Il faut que les chefs religieux sortent dirent que nous prônons un islam qui est tolérant. Parce que, j’ai discuté avec des journalistes algériens, chaque prêche de vendredi, les chefs religieux donnaient des messages d’apaisement pour dire qu’ils ne sont pas des terroristes et qu’ils appelaient les jeunes à ne pas aller se faire enrôler. Les gens se font enrôler parce qu’ils sont pauvres, parce qu’ils sont manipulés, pour deux cent milles (200 000F), cinq cent milles (500 000) francs alors qu’au bout, c’est le chaos.

Donc vous voyez, il y a un travail qu’il faut faire. Les gens voient tout simplement le coté militaire de la chose. Non, en tout cas moi, je vois ça sur plusieurs facettes. Il y a le coté militaire, il y a le coté média, il y a le coté de la société civile, il y a le coté des chefs religieux, il y a le coté des chefs coutumiers. Chacun est assis et dit qu’on ne fait rien. Ce n’est pas vrai qu’on ne fait rien. Mais si eux-mêmes ils étaient engagés, peut-être qu’on allait aller plus dans le sens de gagner contre le terrorisme.
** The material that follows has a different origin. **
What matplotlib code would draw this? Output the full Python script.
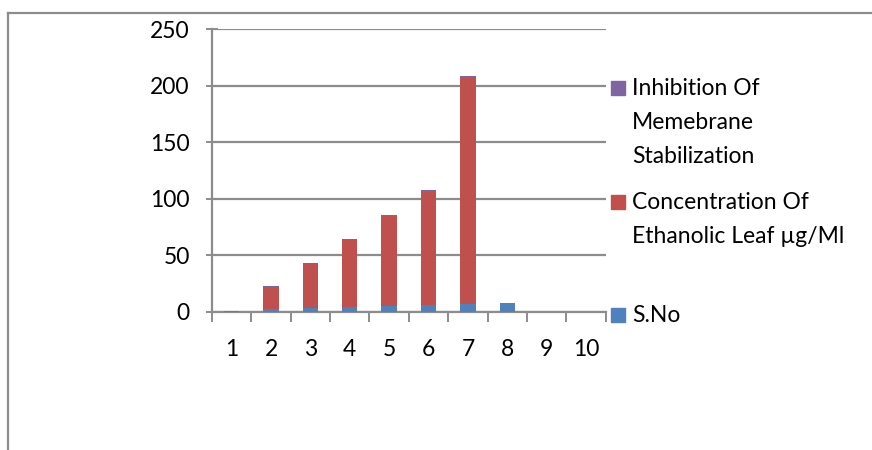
import matplotlib
matplotlib.use("Agg")
import matplotlib.pyplot as plt
import numpy as np
from matplotlib.lines import Line2D
from matplotlib.patches import Rectangle

# stacked series, bottom to top
categories = [1, 2, 3, 4, 5, 6, 7, 8, 9, 10]
s_no = [1, 2, 3, 4, 5, 6, 7, 8, 0, 0]
concentration = [0, 20, 40, 60, 80, 100, 200, 0, 0, 0]
inhibition = [0, 0.4, 0.5, 0.6, 1.0, 1.5, 1.6, 0, 0, 0]

series_names = ["S.No",
                "Concentration Of\nEthanolic Leaf \u00b5g/Ml",
                "Inhibition Of\nMemebrane\nStabilization"]
colors = ["#4F81BD", "#C0504D", "#8064A2"]
y_ticks = [0, 50, 100, 150, 200, 250]

plt.rcParams["font.family"] = ["Lato", "DejaVu Sans"]
grey = "#8c8c8c"
fs = 16.5

fig = plt.figure(figsize=(8.72, 4.5), dpi=100)
W, H = 872, 450
ax = fig.add_axes([212 / W, 1 - 311.7 / H, (605.7 - 212) / W, (311.7 - 29.3) / H])

x = np.arange(len(categories))
bottom = np.zeros(len(categories))
for vals, c in zip([s_no, concentration, inhibition], colors):
    ax.bar(x, vals, width=0.39, bottom=bottom, color=c, zorder=3)
    bottom += np.array(vals)

ax.set_xlim(-0.5, len(categories) - 0.5)
ax.set_ylim(0, 250)
ax.set_yticks(y_ticks)
ax.set_yticklabels([str(v) for v in y_ticks], fontsize=fs)
ax.yaxis.grid(True, color=grey, linewidth=1.6, zorder=0)
ax.set_axisbelow(True)

# category labels centered, ticks on the boundaries
ax.set_xticks(x)
ax.set_xticklabels([str(c) for c in categories], fontsize=fs)
ax.tick_params(axis="x", length=0, pad=20)
ax.set_xticks(np.arange(-0.5, len(categories)), minor=True)
ax.tick_params(axis="x", which="minor", length=7, width=1.4, color=grey, direction="out")
ax.tick_params(axis="y", length=8, width=1.4, color=grey, direction="inout", pad=12)

for side in ["top", "right"]:
    ax.spines[side].set_visible(False)
for side in ["left", "bottom"]:
    ax.spines[side].set_color(grey)
    ax.spines[side].set_linewidth(1.6)

# legend at the right, top entry first
entries = [(88, 2), (202, 1), (315, 0)]
for ypix, i in entries:
    fig.add_artist(Rectangle((611 / W, 1 - (ypix + 7) / H), 14 / W, 14 / H,
                             transform=fig.transFigure, color=colors[i]))
    fig.text(632 / W, 1 - (ypix - 10) / H, series_names[i], fontsize=fs,
             va="top", ha="left", linespacing=1.76,
             transform=fig.transFigure)

# outer chart frame
fig.add_artist(Line2D([8 / W, 8 / W], [0, 1 - 13 / H], color=grey, linewidth=1.6,
                      transform=fig.transFigure))
fig.add_artist(Line2D([8 / W, 1], [1 - 13 / H, 1 - 13 / H], color=grey, linewidth=1.6,
                      transform=fig.transFigure))

fig.savefig("out.png", dpi=100)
Vidéo – Marche du 27 novembre : Le message de Amadou Ardho Dicko

 

Faso7 : Quel est votre message à l’endroit des burkinabè ?

Amadou Ardho Dicko : Je demande aux Burkinabè d’être calme, d’être lucide et de préserver les institutions de la république, de préserver notre vivre en commun, de préserver notre culture. Le Burkina, c’est un bien commun, et les institutions sont les institutions de la république. Si vous ne voulez pas un tel, un tel, mais ça, c’est au niveau individuel. C’est ce que Jean Jacques Rousseau dit. Il dit que la raison est universelle. C’est ça qui donne un sens à la vie parce que ça unit autour des grands projets, mais les passions sont individuelles. Et les passions, elles ne construisent pas.

J’appelle les Burkinabè à la retenue, au calme, à plus de lucidité pour qu’on sache d’abord qu’on a un seul ennemi, ce sont les terroristes et de se mobiliser justement derrière ce président du Faso, derrière ce gouvernement, en solidarité avec les forces de défenses et de sécurité pour combattre les forces du mal.